INCB speaks out against death penalty
The Board does not decide whether cannabis should be downgraded in the schedules
UN’s International Narcotics Control Board (INCB) unprecedented condemnation of the use of death penalty for drug-related offences is welcome if long overdue. The bigger question is whether INCB’s consideration of human rights can be extended into a proper human rights and evidence-based examination of UN’s entire drug control regime.
Asked about the death penalty for drugs offences at the launch of the International Narcotics Control Board (INCB) annual report, President Raymond Yans of the INCB said, “well I may have news for you…”. And news he had:
“The INCB, taking into account the relevant international conventions on human rights, the various protocols, the various resolutions of the General Assembly, of the ECOSOC, and of UN human rights bodies concerning the death penalty, we encourage state parties, part of the conventions, that still provide for the death penalty for drug-related offences in their national legislation and practice it, to consider the abolishing of the death penalty for drug-related offences.”
So far the INCB had categorically refused to take a position, not just on the death penalty, but in fact on any human rights violation, arguing – as Damon Barrett remarked – that criminal sanctions are the “exclusive prerogative” of states. Two years ago, the previous INCB president pressed on the question of the death penalty said that such matters are not within the mandate of the INCB as the drug treaties do not specify which sanctions are acceptable and which ones are not. Indeed, as Steve Rolles of Transform tweeted in response to this breaking news: “Before today the only supervised injecting room the INCB were unwilling to condemn was an execution suite.”

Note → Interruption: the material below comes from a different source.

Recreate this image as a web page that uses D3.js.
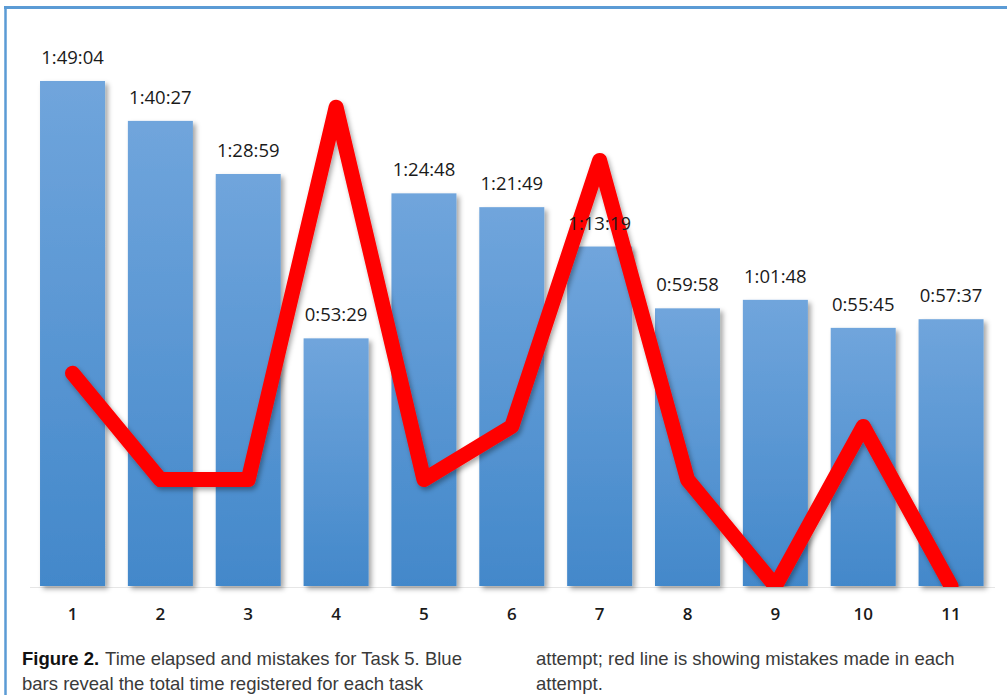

Yans also made clear that this stance against capital punishment for drug offences was not just his own opinion, but a new position of the entire INCB agreed at its most recent February session. The change in the Board’s position comes at a particularly delicate moment, as political negotiations in Vienna this week are still in a stalemate over several paragraphs in the Ministerial Statement which should be adopted at the High Level Segment of the UN Commission on Narcotics Drugs (CND) on 13 to 14 of March. One of those contested paragraphs deals exactly with the issue of abolishing the death penalty for drug-related offences.
Yans also noted that the only place in the international human rights conventions where drugs are actually mentioned, is article 33 of the Convention on the Rights of the Child, which seeks to protect children from the illicit use of drugs. Yans cited this article to support INCB’s condemnation in their report of the establishment of regulatory regimes for cannabis in US states and in Uruguay, not only because they “contravene the text, objective and spirit of the treaties (namely, to preserve the health and well-being of mankind)” but also because they “would have a serious impact on the health of their populations, particularly young people” (for example paragraph 340).
In the case of Uruguay’s historic moves towards cannabis regulation, Yans said, the dialogue about this had been “difficult” and he hoped to embark soon on a mission to Montevideo to “better explain the conventions” to the Uruguayan authorities. In his foreword to the report, Yans calls these policies “misguided”, somewhat more diplomatic then accusing Uruguay of a “pirate attitude” and telling Washington and Colorado to “stop this nonsense” as he did on other occasions. Still, it is one thing to point at legal tension with the treaties, for which the INCB has a mandate, and another to speculate without any evidence base about the health and social consequences and to accuse the government of neglect of concern for the welfare of its people. For Yans to claim that moral high ground in name of the Board is completely out of place and unacceptable.
What he could do to stop the trend towards cannabis regulation? The INCB, he said, is not a decision making body but a monitoring one, “we don’t have sanctions, but member states do”. The Board will submit a report about developments in those countries to ECOSOC, and if the conclusion is that there is a serious threat to the functioning of the international control system, ECOSOC could decide to impose sanctions concerning trade in scheduled substances. For a country like Uruguay sanctions could mean that access to essential painkillers could become more difficult, although such sanctions have never been applied and would be highly controversial.
When asked whether it’s time to revise the treaty regime and whether the 1961 Convention was now outdated, Yans responded: “Possible, but that is the responsibility of states, not of the INCB. We are mandated to monitor compliance to the treaties as they are now.” He also highlighted that the INCB does not decide whether cannabis should be downgraded in the schedules, the CND does, based on a WHO recommendation. He also said, “if countries think the treaty provisions are too tight they have the freedom to change them, but the overwhelming majority of countries is not willing to reform the conventions.” And he pointed to the upcoming moments of the CND high-level review next week and the 2016 UNGASS: that’s where that debate can take place.
Well, let’s have the debate there then. It is long overdue.